《罗萨里奥・蒂赫拉斯》 豪尔
赫・弗朗哥
本报记者康慨报道 1967年,加西亚・马尔克斯的《百年孤独》在布宜诺斯艾利斯首次出版,由此在世界文坛引发了拉丁美洲小说的“爆炸”,并导致一个新的文学流派――所谓“魔幻现实主义”的诞生。
如今,距离《百年孤独》的出版,已经过去了38年。而加西亚・马尔克斯获颁诺贝尔文学奖,也已是23年前的旧事。在他的祖国哥伦比亚,马孔多深藏其中的魔幻之地,他能否找到自己的文学接班人呢?
为路透社工作的杰森・韦伯(Jason Webb)上周撰文,介绍了哥伦比亚小说家豪尔赫・弗朗哥(Jorge Franco)及其小说《罗萨里奥・蒂赫拉斯》(Rosario Tijeras)。
小说以80年代后期的麦德林贩毒狂潮为背景,借上流社会青年安东尼奥之口,讲他如何爱上了美丽而又嗜杀成性的女匪“罗萨里奥・蒂赫拉斯”――“罗萨里奥”还算个正经名字,“蒂赫拉斯”在西班牙语里则是“剪刀”之意,姑且可以译作“玫瑰剪刀手”。此浑名的由来,据小说里说,是她曾用剪刀把一个强暴过她的黑帮成员活活阉割。“她讲出来的人生故事可真不轻松,”安东尼奥沉思道,“跟她的相比,我的人生就像童话一样。在我的故事里,小红帽和奶奶皆大欢喜。可是,在她的故事里,小红帽吃掉了大灰狼,吃掉了猎人,也吃了自己的奶奶,白雪公主则对七个小矮人进行了一场大屠杀。”

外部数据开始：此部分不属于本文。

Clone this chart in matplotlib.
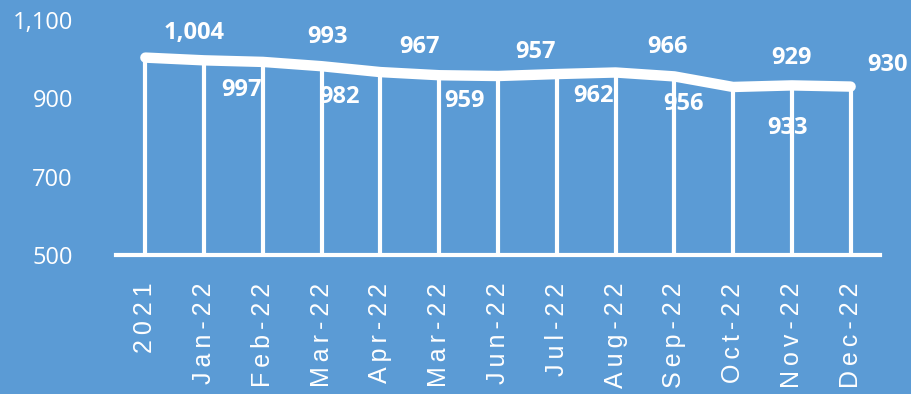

这位剪刀女匪在打爆别人的脑袋之前,总要跟受害者来一通热吻。
但弗朗哥说,他不是魔幻现实主义、而是现实主义的作家。
哥伦比亚作家埃弗莱姆・梅迪纳(Efraim Medina)是另一个例子,他写了一本名为《蝙蝠侠与罗宾互相手淫之技巧》的小说,也断然否认此书与魔幻现实主义有染。他说,加西亚・马尔克斯应该“给哥伦比亚帮个忙,早点把自己送进博物馆”。
像他们一样,今天哥伦比亚的新一代作家,正在与魔幻现实主义挥手作别。他们中大多数人的作品,都没有机会在海外出版。让他们感到耿耿于怀的,是欧洲和美国的读者,这些人长期以来只知道那些能够飞离地面的神父,还有长着小猪尾巴的婴儿。
但《罗萨里奥・蒂赫拉斯》是个例外,此书在哥伦比亚已经卖出了30万册,这是加西亚・马尔克斯之后该国的头号畅销小说,也已经被拍成了电影,并且刚刚有了英文译本。
43岁的弗朗哥表示:“就个人而言,我从未受过加西亚・马尔克斯的影响。”不过,他也不情愿地承认,这位超级大作家在全世界有着巨大的影响力。
“确实,当我们寻找机会,想把自己的作品译成外语时,尤其想在那些富国出版时,你就能感觉得到,他们最想要的,还是魔幻现实主义。天上飞的老太婆,还有别的好玩的东西,成群的黄蝴蝶什么的。”他说。
会飞的神父,长猪尾巴的婴儿,成群的黄蝴蝶,都是《百年孤独》里的魔幻场面。1987年,加西亚・马尔克斯在回顾60年代的拉美文学“大爆炸”时说,“‘爆炸’的结果是什么呢?是拉丁美洲的读者读我们拉美作家的作品了。也就是说,我们赢得了我们自己的读者,或者像出版商们说的那样,占领了我们自己的市场。”(转引自《马尔克斯:魔幻现实主义巨擘》,朱景冬著,长春出版社,1995)
时至今日,爆炸的余波还在摇荡着世界,然而在其故乡,无论读者,还是作家,对于魔幻的热情均已大不如前。
韦伯的文章指出,拉丁美洲社会正在发生着巨变,新一代的拉美文学,正是对这种变化的反映。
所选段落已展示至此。